--- begin ---
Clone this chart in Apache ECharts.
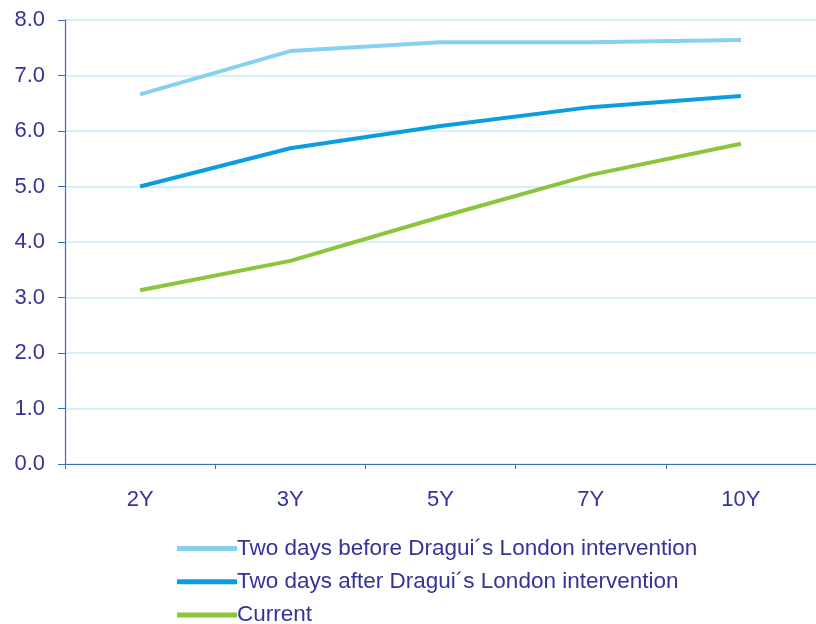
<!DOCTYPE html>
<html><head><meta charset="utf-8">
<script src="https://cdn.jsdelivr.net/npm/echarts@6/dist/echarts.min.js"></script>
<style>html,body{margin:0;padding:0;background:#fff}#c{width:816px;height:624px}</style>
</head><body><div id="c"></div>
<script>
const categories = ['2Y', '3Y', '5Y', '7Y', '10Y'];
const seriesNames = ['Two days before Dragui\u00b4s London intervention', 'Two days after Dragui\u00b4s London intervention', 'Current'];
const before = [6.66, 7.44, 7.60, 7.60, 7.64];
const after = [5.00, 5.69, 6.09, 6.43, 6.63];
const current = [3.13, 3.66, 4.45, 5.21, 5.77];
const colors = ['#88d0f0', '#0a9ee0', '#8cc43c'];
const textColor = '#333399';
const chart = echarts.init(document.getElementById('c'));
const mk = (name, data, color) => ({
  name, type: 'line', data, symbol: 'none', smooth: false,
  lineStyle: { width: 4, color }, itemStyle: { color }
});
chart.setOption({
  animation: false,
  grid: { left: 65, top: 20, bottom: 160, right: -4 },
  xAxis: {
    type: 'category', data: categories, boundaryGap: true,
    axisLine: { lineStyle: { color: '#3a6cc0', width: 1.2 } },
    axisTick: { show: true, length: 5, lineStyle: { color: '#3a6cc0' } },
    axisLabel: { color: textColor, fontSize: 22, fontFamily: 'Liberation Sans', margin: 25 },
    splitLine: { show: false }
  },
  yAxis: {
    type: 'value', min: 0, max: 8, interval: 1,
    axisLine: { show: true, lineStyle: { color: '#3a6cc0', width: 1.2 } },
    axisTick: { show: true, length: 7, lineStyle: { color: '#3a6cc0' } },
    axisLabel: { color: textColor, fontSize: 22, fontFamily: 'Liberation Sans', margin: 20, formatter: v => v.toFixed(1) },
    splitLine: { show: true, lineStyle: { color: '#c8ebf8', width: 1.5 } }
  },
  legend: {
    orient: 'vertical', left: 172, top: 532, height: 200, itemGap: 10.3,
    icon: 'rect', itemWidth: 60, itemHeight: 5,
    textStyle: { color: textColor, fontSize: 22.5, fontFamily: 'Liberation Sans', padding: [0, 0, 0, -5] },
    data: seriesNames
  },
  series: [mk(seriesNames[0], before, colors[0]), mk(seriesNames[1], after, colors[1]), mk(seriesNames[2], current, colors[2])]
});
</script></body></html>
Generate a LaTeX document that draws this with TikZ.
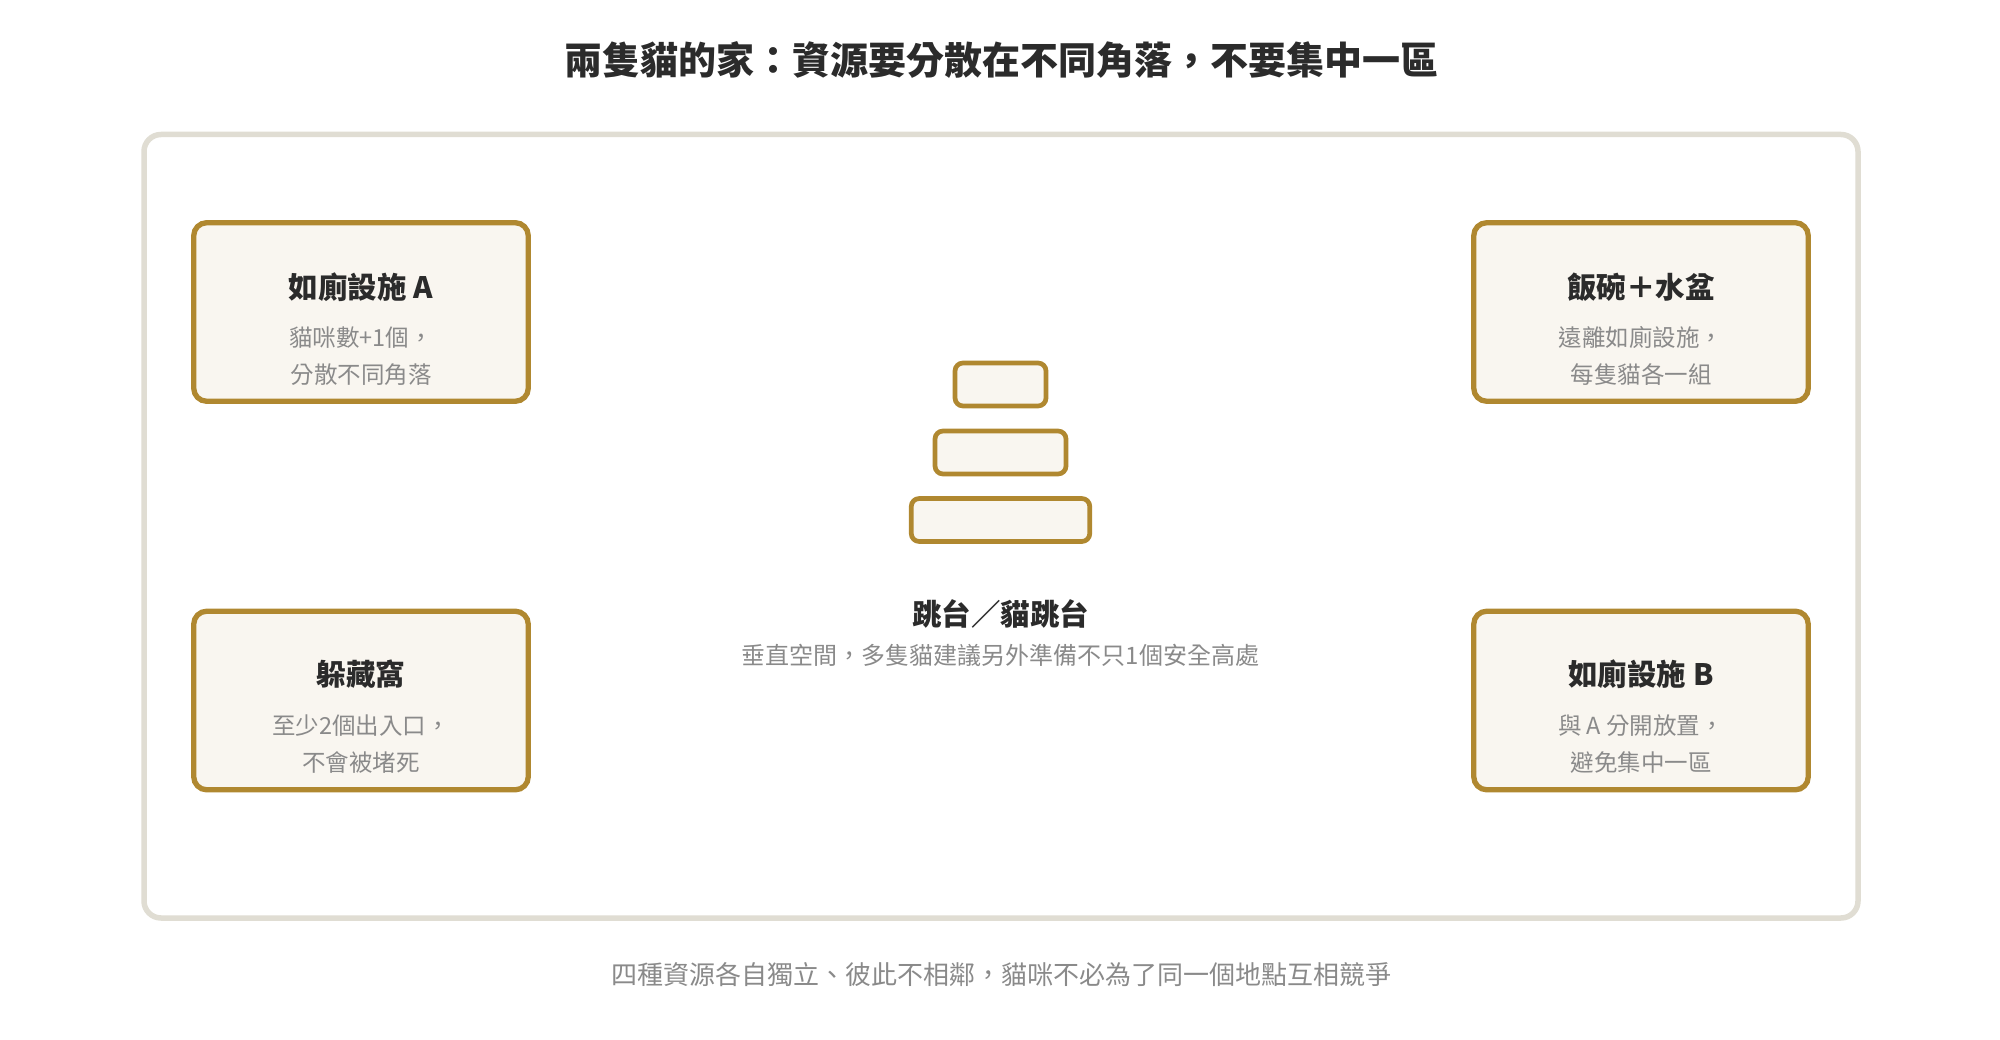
--- end ---
= What you need to do =
Using the records above, retype everything exactly except the pictures.

= Task answer =
Clone this chart in Apache ECharts.
<!DOCTYPE html>
<html><head><meta charset="utf-8">
<script src="https://cdn.jsdelivr.net/npm/echarts@6/dist/echarts.min.js"></script>
<style>html,body{margin:0;padding:0;background:#fff}#c{width:816px;height:624px}</style>
</head><body><div id="c"></div>
<script>
const categories = ['2Y', '3Y', '5Y', '7Y', '10Y'];
const seriesNames = ['Two days before Dragui\u00b4s London intervention', 'Two days after Dragui\u00b4s London intervention', 'Current'];
const before = [6.66, 7.44, 7.60, 7.60, 7.64];
const after = [5.00, 5.69, 6.09, 6.43, 6.63];
const current = [3.13, 3.66, 4.45, 5.21, 5.77];
const colors = ['#88d0f0', '#0a9ee0', '#8cc43c'];
const textColor = '#333399';
const chart = echarts.init(document.getElementById('c'));
const mk = (name, data, color) => ({
  name, type: 'line', data, symbol: 'none', smooth: false,
  lineStyle: { width: 4, color }, itemStyle: { color }
});
chart.setOption({
  animation: false,
  grid: { left: 65, top: 20, bottom: 160, right: -4 },
  xAxis: {
    type: 'category', data: categories, boundaryGap: true,
    axisLine: { lineStyle: { color: '#3a6cc0', width: 1.2 } },
    axisTick: { show: true, length: 5, lineStyle: { color: '#3a6cc0' } },
    axisLabel: { color: textColor, fontSize: 22, fontFamily: 'Liberation Sans', margin: 25 },
    splitLine: { show: false }
  },
  yAxis: {
    type: 'value', min: 0, max: 8, interval: 1,
    axisLine: { show: true, lineStyle: { color: '#3a6cc0', width: 1.2 } },
    axisTick: { show: true, length: 7, lineStyle: { color: '#3a6cc0' } },
    axisLabel: { color: textColor, fontSize: 22, fontFamily: 'Liberation Sans', margin: 20, formatter: v => v.toFixed(1) },
    splitLine: { show: true, lineStyle: { color: '#c8ebf8', width: 1.5 } }
  },
  legend: {
    orient: 'vertical', left: 172, top: 532, height: 200, itemGap: 10.3,
    icon: 'rect', itemWidth: 60, itemHeight: 5,
    textStyle: { color: textColor, fontSize: 22.5, fontFamily: 'Liberation Sans', padding: [0, 0, 0, -5] },
    data: seriesNames
  },
  series: [mk(seriesNames[0], before, colors[0]), mk(seriesNames[1], after, colors[1]), mk(seriesNames[2], current, colors[2])]
});
</script></body></html>
Generate a LaTeX document that draws this with TikZ.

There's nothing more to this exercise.